За шампанским и маслинами, от коих поотвык, встретились мы взглядами с владыкой Василием и раскланялись. Владыко высок, и отмечен печатью аристократизма, посох в руке, величавость всего облика (в Костроме местные старушки, завидев его, кричали: «Иван Грозный!»). Вывезенный мальчиком из объятой пламенем гражданской войны России, в конце концов оказался в Югославии, где встал на путь служения церкви, после войны несколько лет отсидел в коммунистических застенках, затем Лондон и двадцать пять лет работы в русской службе Би-би-си. Неслись проповеди отца Василия в родную страну, пробивая заунывный гул глушилок, особую ненависть он снискал во всех небогоугодных организациях. Достигнув сана епископа и преклонных лет, Василий переехал в Вашингтон, где живо участвовал в судьбах своей Родины, переживая всю нашу катавасию, с успехом прочитал серию проповедей по Центральному телевидению.

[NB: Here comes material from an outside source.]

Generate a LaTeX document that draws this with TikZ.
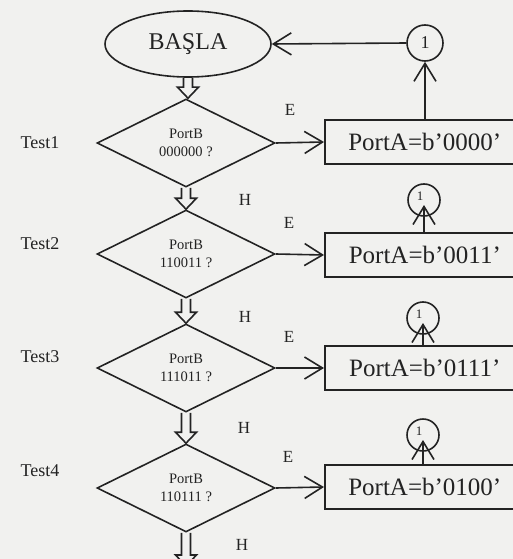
\documentclass[tikz,border=0pt]{standalone}
\usepackage{fontspec}
\setmainfont{Liberation Serif}
\usetikzlibrary{shapes.geometric,arrows.meta,calc}
\definecolor{paper}{RGB}{241,241,239}
\definecolor{ink}{RGB}{35,35,35}
\tikzset{
  every node/.style={text=ink},
  base/.style={draw=ink, line width=1.6pt},
  startnode/.style={base, ellipse, minimum width=166pt, minimum height=66pt, inner sep=0pt, font=\fontsize{24}{26}\selectfont},
  testnode/.style={base, diamond, aspect=2, minimum width=178pt, minimum height=88pt, inner sep=0pt, align=center, font=\fontsize{14.5}{18.5}\selectfont},
  portnode/.style={base, rectangle, anchor=west, minimum width=200pt, minimum height=44pt, inner sep=0pt, font=\fontsize{25}{27}\selectfont, text depth=0pt},
  bigcon/.style={base, circle, minimum size=36pt, inner sep=0pt, font=\fontsize{18}{20}\selectfont},
  smallcon/.style={base, circle, minimum size=32pt, inner sep=0pt},
  lbl/.style={font=\fontsize{17}{19}\selectfont, inner sep=0pt},
  testlbl/.style={font=\fontsize{18}{20}\selectfont, inner sep=0pt},
  yes/.style={draw=ink, line width=1.6pt, -{Straight Barb[length=18pt,width=22pt,line width=1.6pt]}},
  hollow/.style={draw=ink, line width=1.6pt, to path={let \p1=(\tikztostart), \p2=(\tikztotarget) in
    (\x1-4.5pt,\y1) -- (\x1-4.5pt,\y2+11pt) -- (\x1-10.5pt,\y2+11pt) -- (\x1,\y2) -- (\x1+10.5pt,\y2+11pt) -- (\x1+4.5pt,\y2+11pt) -- (\x1+4.5pt,\y1)}}
}
\begin{document}
\begin{tikzpicture}[x=1pt,y=-1pt]
\fill[paper] (0,0) rectangle (513,559);
\useasboundingbox (0,0) rectangle (513,559);
\clip (0,0) rectangle (513,559);

% start
\node[startnode] (start) at (188,44) {BAŞLA};

% tests
\node[testnode] (t1) at (186,143) {PortB\\000000 ?};
\node[testnode] (t2) at (186,254) {PortB\\110011 ?};
\node[testnode] (t3) at (186,368) {PortB\\111011 ?};
\node[testnode] (t4) at (186,488) {PortB\\110111 ?};
\coordinate (endc) at (186,566);

% test labels
\node[testlbl] (l1) at (40,143) {Test1};
\node[testlbl] (l2) at (40,244) {Test2};
\node[testlbl] (l3) at (40,357) {Test3};
\node[testlbl] (l4) at (40,471) {Test4};

% outputs
\node[portnode] (p1) at (324,142) {PortA=b’0000’};
\node[portnode] (p2) at (324,255) {PortA=b’0011’};
\node[portnode] (p3) at (324,368) {PortA=b’0111’};
\node[portnode] (p4) at (324,487) {PortA=b’0100’};

% connectors
\node[bigcon] (c1) at (425,43) {1};
\node[smallcon] (c2) at (424,200) {};
\node[smallcon] (c3) at (423,318) {};
\node[smallcon] (c4) at (423,435) {};
\node[font=\fontsize{13}{15}\selectfont, inner sep=0pt] (n2) at (420,196) {1};
\node[font=\fontsize{13}{15}\selectfont, inner sep=0pt] (n3) at (419,314) {1};
\node[font=\fontsize{13}{15}\selectfont, inner sep=0pt] (n4) at (419,431) {1};

% E / H labels
\node[lbl] (e1) at (290,110) {E};
\node[lbl] (e2) at (289,223) {E};
\node[lbl] (e3) at (289,337) {E};
\node[lbl] (e4) at (288,457) {E};
\node[lbl] (h1) at (245,200) {H};
\node[lbl] (h2) at (245,317) {H};
\node[lbl] (h3) at (244,428) {H};
\node[lbl] (h4) at (242,545) {H};

% hollow down arrows
\draw[hollow] (start.south) to (t1.north);
\draw[hollow] (t1.south) to (t2.north);
\draw[hollow] (t2.south) to (t3.north);
\draw[hollow] (t3.south) to (t4.north);
\draw[hollow] (t4.south) to (endc);

% yes arrows
\draw[yes] (t1.east) -- (p1.west);
\draw[yes] (t2.east) -- (p2.west);
\draw[yes] (t3.east) -- (p3.west);
\draw[yes] (t4.east) -- (p4.west);

% back to start
\draw[yes] (c1.west) -- (start.east);
\draw[yes] (p1.north -| c1.south) -- (c1.south);
\draw[yes] (p2.north -| c2.center) -- ([yshift=-5pt]c2.center);
\draw[yes] (p3.north -| c3.center) -- ([yshift=-5pt]c3.center);
\draw[yes] (p4.north -| c4.center) -- ([yshift=-5pt]c4.center);
\end{tikzpicture}
\end{document}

Вояж предпринят группой православных не только лишь для любования русской стариной, а дабы попасть на захоронение святых мощей Серафима Саровского в Дивееве. Правда, рывок туда пилигримов из Казани на автобусе по загадочным причинам не состоялся, хотя валюту за это и содрали. Владыко развел руками и подивился, увидев в этом Промысел Божий[103].
На следующий день стоял я среди своих и чужих в ресторане, народу набилось много: тут и французы, и американцы, и русские, и советские, и даже азербайджанцы, их на судне семей пять с детишками оказалось. Часа два служил молебен владыко Василий, три американца пели псалмы, им мальчишка-американец помогал, наши слушали молча и недвижно, одна лишь пожилая женщина, кажется, корабельная уборщица, все крестилась и крестилась, а затем и на колени встала. Зато произошло заметное оживление, когда владыко приступил к раздаче иконок святого Серафима, тут народ вздохнул с облегчением и энергично образовал очередь, не отказали себе и азербайджанцы-мусульмане, все с удовольствием целовали руку епископу, принимая освященный дар. Я тоже хотел иконку, но как некрещеный (тогда) к владыке не подошел, постеснялся.